Pilkada Jakarta 2024 memecahkan rekor. Ironisnya, rekor yang dipecahkan adalah rendahnya partisipasi pemilih. Menurut Ketua KPU Wahyu Dinata, jumlah pemilih yang menyalurkan hak suara ke TPS hanya 50 hingga 60 persen dari total daftar pemilih tetap (DPT). Dengan kata lain, pemilih yang ikut mencoblos jumlahnya hanya sekitar 4 juta dari 8,4 juta pemilih.
Pada Pilkada sebelumnya tahun 2017 lalu, angka partisipasi pemilih Jakarta naik dari 65 persen (2012) menjadi 70 persen (2017).

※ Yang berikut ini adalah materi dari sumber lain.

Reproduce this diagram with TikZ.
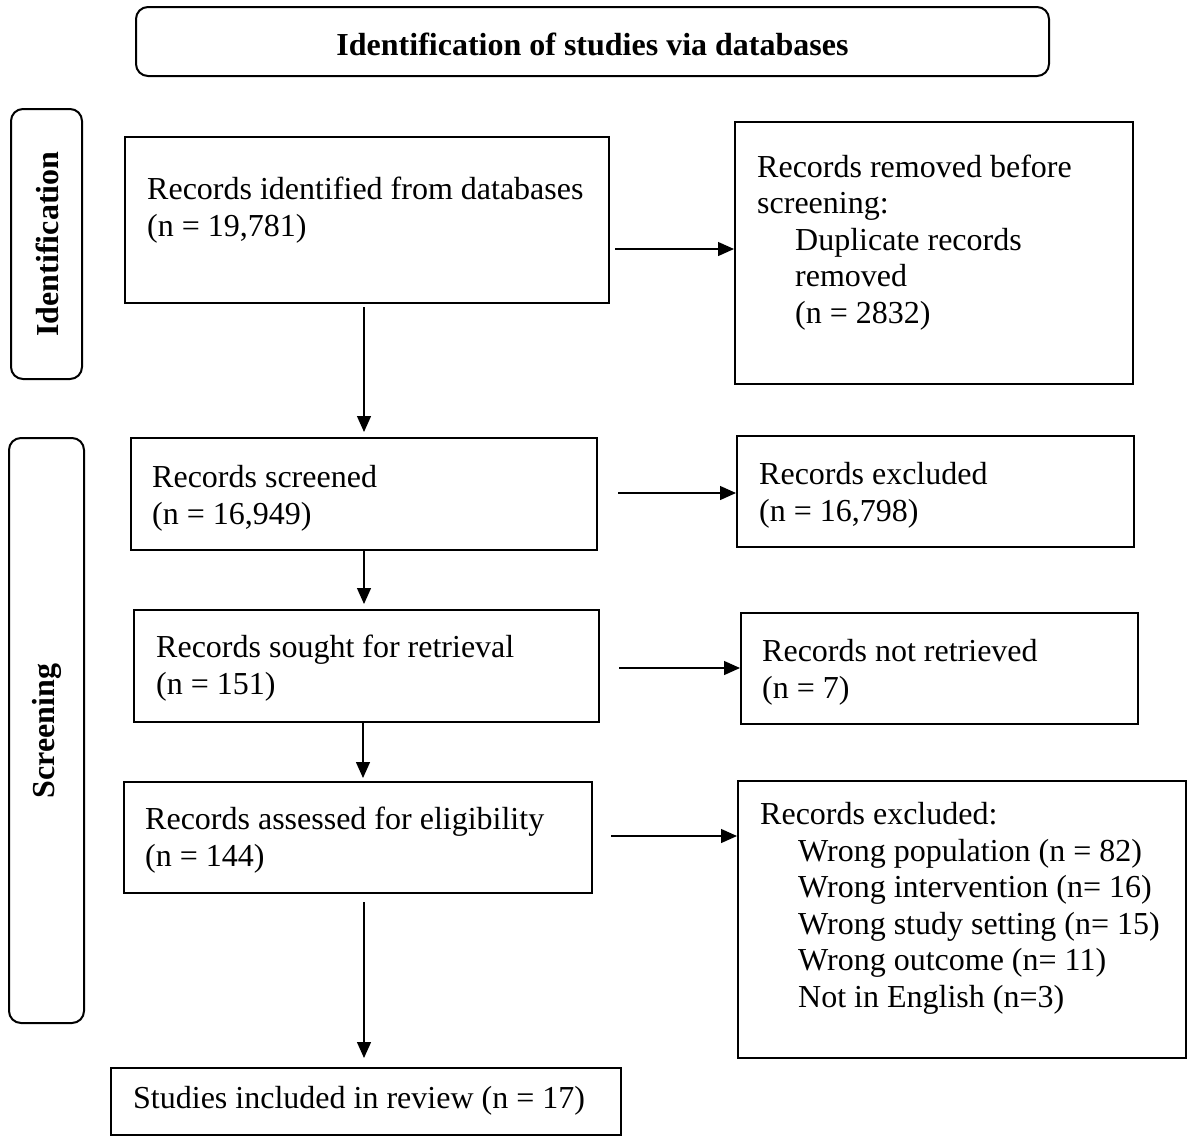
\documentclass[tikz,border=0pt]{standalone}
\usepackage{fontspec}
\setmainfont{Liberation Serif}
\usetikzlibrary{arrows.meta,calc}
\tikzset{
  boxnode/.style={draw, line width=2pt, minimum width=#1, inner sep=0pt},
  roundbox/.style={draw, line width=2pt, rounded corners=12pt, inner sep=0pt},
  txt/.style={anchor=base west, inner sep=0pt, align=left, font=\fontsize{32}{36.5}\selectfont},
  bold/.style={inner sep=0pt, font=\fontsize{32}{36.5}\selectfont\bfseries},
  arr/.style={line width=1.3pt, -{Triangle[length=16pt,width=14pt]}},
}
\begin{document}
\begin{tikzpicture}[x=1pt,y=-1pt]
\useasboundingbox (0,0) rectangle (1188,1136);
% title and phase labels
\node[roundbox, minimum width=913pt, minimum height=69pt] (title) at (592.5,41.5) {};
\node[bold] (titletxt) at (592.5,44) {Identification of studies via databases};
\node[roundbox, minimum width=71pt, minimum height=270pt] (idbox) at (46.5,244) {};
\node[bold, rotate=90] (idtxt) at (47,244) {Identification};
\node[roundbox, minimum width=75pt, minimum height=585pt] (scrbox) at (46.5,730.5) {};
\node[bold, rotate=90] (scrtxt) at (47,731) {Screening};
% boxes
\node[boxnode=484pt, minimum height=166pt] (b1) at (367,220) {};
\node[boxnode=398pt, minimum height=262pt] (rem) at (934,253) {};
\node[boxnode=466pt, minimum height=112pt] (scr) at (364,494) {};
\node[boxnode=397pt, minimum height=111pt] (exc1) at (935.5,491.5) {};
\node[boxnode=465pt, minimum height=112pt] (sou) at (366.5,666) {};
\node[boxnode=397pt, minimum height=111pt] (nr) at (939.5,668.5) {};
\node[boxnode=468pt, minimum height=111pt] (ass) at (358,837.5) {};
\node[boxnode=448pt, minimum height=277pt] (exc2) at (962,919.5) {};
\node[boxnode=510pt, minimum height=67pt] (stu) at (366,1101.5) {};
% texts (anchor = baseline of the last line)
\node[txt] (t1) at (147,236) {Records identified from databases\\(n = 19,781)};
\node[txt] (trem) at (757,323) {Records removed before\\screening:\\\hspace*{38pt}Duplicate records\\\hspace*{38pt}removed\\\hspace*{38pt}(n = 2832)};
\node[txt] (tscr) at (152,524) {Records screened\\(n = 16,949)};
\node[txt] (texc1) at (759,521) {Records excluded\\(n = 16,798)};
\node[txt] (tsou) at (156,694) {Records sought for retrieval\\(n = 151)};
\node[txt] (tnr) at (762,698) {Records not retrieved\\(n = 7)};
\node[txt] (tass) at (145,866) {Records assessed for eligibility\\(n = 144)};
\node[txt] (texc2) at (760,1007) {Records excluded:\\\hspace*{38pt}Wrong population (n = 82)\\\hspace*{38pt}Wrong intervention (n= 16)\\\hspace*{38pt}Wrong study setting (n= 15)\\\hspace*{38pt}Wrong outcome (n= 11)\\\hspace*{38pt}Not in English (n=3)};
\node[txt] (tstu) at (133,1108) {Studies included in review (n = 17)};
% connectors
\coordinate (h1) at (615,249);
\coordinate (h2) at (618,493);
\coordinate (h3) at (619,668);
\coordinate (h4) at (611,836);
\draw[arr] (h1) -- (h1 -| rem.west);
\draw[arr] (h2) -- (h2 -| exc1.west);
\draw[arr] (h3) -- (h3 -| nr.west);
\draw[arr] (h4) -- (h4 -| exc2.west);
\coordinate (v1) at (364,307);
\coordinate (v2) at (364,551);
\coordinate (v3) at (363,723);
\coordinate (v4) at (364,902);
\draw[arr, shorten >=5pt] (v1) -- (v1 |- scr.north);
\draw[arr, shorten >=5pt] (v2) -- (v2 |- sou.north);
\draw[arr, shorten >=3pt] (v3) -- (v3 |- ass.north);
\draw[arr, shorten >=9pt] (v4) -- (v4 |- stu.north);
\end{tikzpicture}
\end{document}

Perlu evaluasi menyeluruh terhadap lemahnya partisipasi politik elektoral warga Jakarta, khususnya pemilih muda. Sekilas, kami menganalisis, para pemilih tak punya cukup waktu untuk mengenal rekam jejak para calon. Selain itu, pemimpin ke depan perlu menancapkan keteladanan dan pemahaman agar generasi muda tidak apolitis.
Partisipasi anak muda yang ‘nggak segitunya’ ini mungkin bisa berubah jika Pilkada Jakarta berlangsung sebanyak dua putaran. Para pemilih punya ‘extra time’ untuk menilai bibit-bebet-bobot calonnya. Selain itu, diskusi-diskusi tentang kebijakan publik juga dapat semakin terbuka, serta membuka ruang partisipasi seluas-luasnya untuk masyarakat.
Kita juga perlu mengamati, apakah fenomena kurang partisipasi di Pilkada ini menjadi tren yang dominan di berbagai Pilkada di Indonesia.